The rest of the table began shooting off their ideas. “Let’s make a boat,” said one guy. “Clever,” I thought to myself. “I got it…we’ll make a ferry boat!” said another guy. “Double clever” I thought. “Yeah, there we go!” said everybody. I wanted to fight the conformity, but I felt pressured. “Yeah, there we go” my voice cracked quietly.

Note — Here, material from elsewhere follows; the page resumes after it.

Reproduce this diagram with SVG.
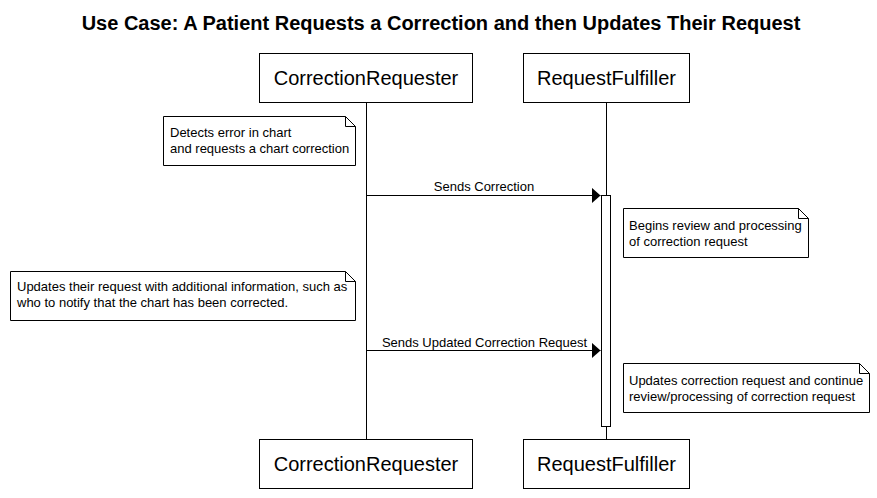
<svg xmlns="http://www.w3.org/2000/svg" width="877" height="498" viewBox="0 0 877 498">
<defs>
<style>
text{font-family:"Liberation Sans",Arial,sans-serif;fill:#000}
.title{font-size:20px;font-weight:bold;text-anchor:middle}
.part{font-size:20px;text-anchor:middle}
.note{font-size:13px}
.lbl{font-size:13px;text-anchor:middle}
.box{fill:#fff;stroke:#000;stroke-width:1}
.line{stroke:#000;stroke-width:1;fill:none}
</style>
<marker id="arr" markerWidth="9" markerHeight="16" refX="9" refY="8" orient="auto" markerUnits="userSpaceOnUse">
<path d="M0,0 L9,8 L0,16 Z" fill="#000"/>
</marker>
</defs>
<rect width="877" height="498" fill="#fff"/>
<text class="title" x="441" y="30">Use Case: A Patient Requests a Correction and then Updates Their Request</text>

<g id="lifelines">
<line class="line" x1="366.5" y1="102" x2="366.5" y2="439"/>
<line class="line" x1="606.5" y1="102" x2="606.5" y2="439"/>
</g>

<g id="CorrectionRequester">
<rect class="box" x="259.5" y="53.5" width="213" height="49"/>
<text class="part" x="366" y="85">CorrectionRequester</text>
<rect class="box" x="259.5" y="439.5" width="213" height="49"/>
<text class="part" x="366" y="471">CorrectionRequester</text>
</g>

<g id="RequestFulfiller">
<rect class="box" x="523.5" y="53.5" width="166" height="49"/>
<text class="part" x="606.5" y="85">RequestFulfiller</text>
<rect class="box" x="523.5" y="439.5" width="166" height="49"/>
<text class="part" x="606.5" y="471">RequestFulfiller</text>
<rect id="activation" class="box" x="601.5" y="195.5" width="9" height="231"/>
</g>

<g id="connectors">
<line class="line" x1="366.5" y1="195.5" x2="600.5" y2="195.5" marker-end="url(#arr)"/>
<text class="lbl" x="484" y="191">Sends Correction</text>
<line class="line" x1="366.5" y1="350.5" x2="600.5" y2="350.5" marker-end="url(#arr)"/>
<text class="lbl" x="484.5" y="346.5">Sends Updated Correction Request</text>
</g>

<g id="note1">
<path class="box" d="M163.5,116.5 H345.5 L355.5,126.5 V165.5 H163.5 Z"/>
<path class="line" d="M345.5,116.5 V126.5 H355.5"/>
<text class="note" x="170" y="137">Detects error in chart</text>
<text class="note" x="170" y="153">and requests a chart correction</text>
</g>

<g id="note2">
<path class="box" d="M623.5,208.5 H798.5 L808.5,218.5 V257.5 H623.5 Z"/>
<path class="line" d="M798.5,208.5 V218.5 H808.5"/>
<text class="note" x="629" y="230">Begins review and processing</text>
<text class="note" x="629" y="246">of correction request</text>
</g>

<g id="note3">
<path class="box" d="M10.5,271.5 H345.5 L355.5,281.5 V320.5 H10.5 Z"/>
<path class="line" d="M345.5,271.5 V281.5 H355.5"/>
<text class="note" x="17" y="291">Updates their request with additional information, such as</text>
<text class="note" x="17" y="307">who to notify that the chart has been corrected.</text>
</g>

<g id="note4">
<path class="box" d="M623.5,363.5 H859.5 L869.5,373.5 V412.5 H623.5 Z"/>
<path class="line" d="M859.5,363.5 V373.5 H869.5"/>
<text class="note" x="629" y="385">Updates correction request and continue</text>
<text class="note" x="629" y="401">review/processing of correction request</text>
</g>
</svg>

“What are we going to do with the gum?” they asked. “We could chew it up and use it to stick the straws to the bottom of the magic newspaper!” said another. “But why can’t we just use the tape?” I said. Again, no response. Why couldn’t we just use the tape? The first one to grab the gum and start chewing was a guy with caramel colored teeth. Throughout his entire life, he had been a smoker. For years, his teeth had battled to maintain a color that could distantly resemble white. However, after a tough fight, his teeth had finally given in. They had been smoked into a stupor. As he chewed in slow motion, I could only think of each piece of gum as helpless lab mice that had been thrown into the cage of a python. Each time he chomped down on a piece of gum, I could hear squealing.

The squealing caused me to have a pleasant flashback. The year was 92. The place was the county fair. There was a goat. I think it was retarded. We kicked the goat in the stomach. No one else was laughing. We were so immature back then.

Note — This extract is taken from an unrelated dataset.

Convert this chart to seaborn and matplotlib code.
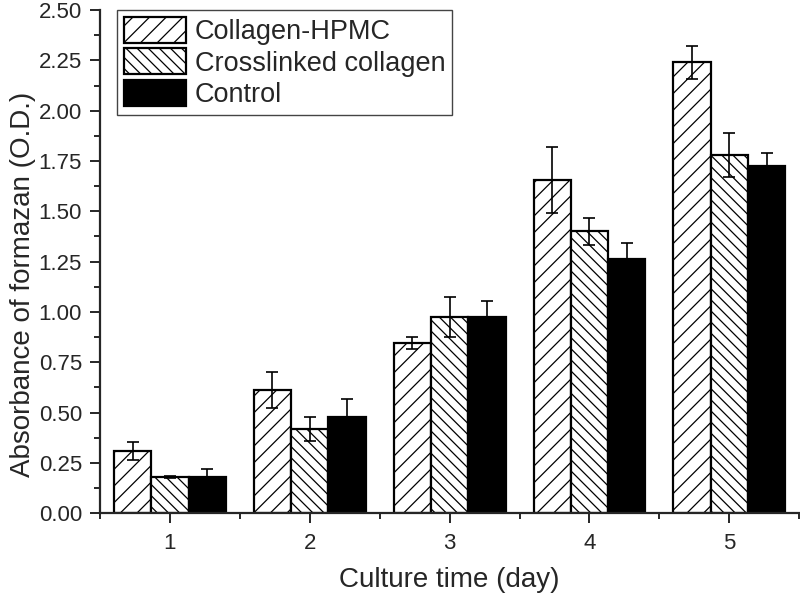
import numpy as np
import pandas as pd
import matplotlib
matplotlib.use("Agg")
import matplotlib.pyplot as plt
from matplotlib.ticker import MultipleLocator, FormatStrFormatter
import seaborn as sns

# data
days = ["1", "2", "3", "4", "5"]
groups = ["Collagen-HPMC", "Crosslinked collagen", "Control"]
hpmc = [0.31, 0.61, 0.845, 1.655, 2.24]
hpmc_err = [0.045, 0.09, 0.03, 0.165, 0.08]
crosslinked = [0.18, 0.42, 0.975, 1.40, 1.78]
crosslinked_err = [0.005, 0.06, 0.10, 0.065, 0.11]
control = [0.18, 0.48, 0.975, 1.265, 1.725]
control_err = [0.04, 0.085, 0.08, 0.08, 0.065]

hatches = ["//", "\\\\\\", ""]
colors = ["white", "white", "black"]

df = pd.DataFrame({
    "day": days * 3,
    "group": np.repeat(groups, len(days)),
    "value": hpmc + crosslinked + control,
    "err": hpmc_err + crosslinked_err + control_err,
})

sns.set_style("ticks")
plt.rcParams["font.family"] = ["Liberation Sans", "DejaVu Sans"]
plt.rcParams["hatch.linewidth"] = 0.9

fig, ax = plt.subplots(figsize=(8, 5.98), dpi=100)
fig.subplots_adjust(left=0.125, right=0.999, top=0.983, bottom=0.142)

sns.barplot(data=df, x="day", y="value", hue="group", hue_order=groups,
            palette=colors, edgecolor="black", linewidth=1.6,
            errorbar=None, legend=False, ax=ax)

# hatches + error bars per series
for cont, g, h in zip(ax.containers, groups, hatches):
    errs = df.loc[df.group == g, "err"].values
    vals = df.loc[df.group == g, "value"].values
    xs = []
    for p in cont.patches:
        p.set_hatch(h)
        xs.append(p.get_x() + p.get_width() / 2)
    ax.errorbar(xs, vals, yerr=errs, fmt="none", ecolor="black",
                elinewidth=1.2, capsize=4, capthick=1.2, zorder=5)

ax.legend(ax.containers, groups, loc="upper left",
          bbox_to_anchor=(0.024, 1.0), borderaxespad=0, fontsize=19.5,
          handlelength=2.3, handleheight=1.1, labelspacing=0.12,
          handletextpad=0.33, borderpad=0.25, fancybox=False,
          edgecolor="#444444", framealpha=1)
ax.get_legend().get_frame().set_linewidth(1.0)

ax.set_xlim(-0.5, 4.5)
ax.set_ylim(0, 2.5)
ax.yaxis.set_major_locator(MultipleLocator(0.25))
ax.yaxis.set_minor_locator(MultipleLocator(0.125))
ax.yaxis.set_major_formatter(FormatStrFormatter("%.2f"))
ax.xaxis.set_minor_locator(MultipleLocator(1.0, offset=0.5))
ax.tick_params(which="major", length=7, width=1.4, labelsize=16, direction="out")
ax.tick_params(which="minor", length=4, width=1.4, direction="out")
ax.tick_params(axis="x", pad=7)
ax.tick_params(axis="y", pad=6)

ax.set_xlabel("Culture time (day)", fontsize=20, labelpad=10)
ax.set_ylabel("Absorbance of formazan (O.D.)", fontsize=20, labelpad=2)
ax.yaxis.label.set_y(0.455)
for s in ["left", "bottom"]:
    ax.spines[s].set_linewidth(1.6)
sns.despine(ax=ax)

fig.savefig("out.png", dpi=100)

The flashbacks ended and it was time for our group to present our ferry boat to the rest of the class. The person presenting our project was the same guy who gave me the shut your mouth grin. He presented well despite two other groups before us having the same ferry boat idea. He cracked a couple of jokes and the class laughed. I became slightly jealous towards the man. I heard him talking about his divorce earlier, so I wanted to use that as an angle to get revenge. “She’s not coming back, you know,” I said. “Who?” he replied. “Your wife.”

I didn’t really say that, but it would have been fun. He might have cried and I would have to console him. I’d rest his head in my soft bosom and whisper, “Daddy’s here.” However, this is the reality that I live in, a reality where you can’t treat people the way you treat retarded goats. No matter how much you want to tell people that you hate them, or that their ideas are stupid, you can’t. You have to respect them despite their stupid haircuts. His name is Reality, and he’d like to meet you. Oh, and Reality would also like you to meet one of his dearest friends. His name is Magic Newspaper.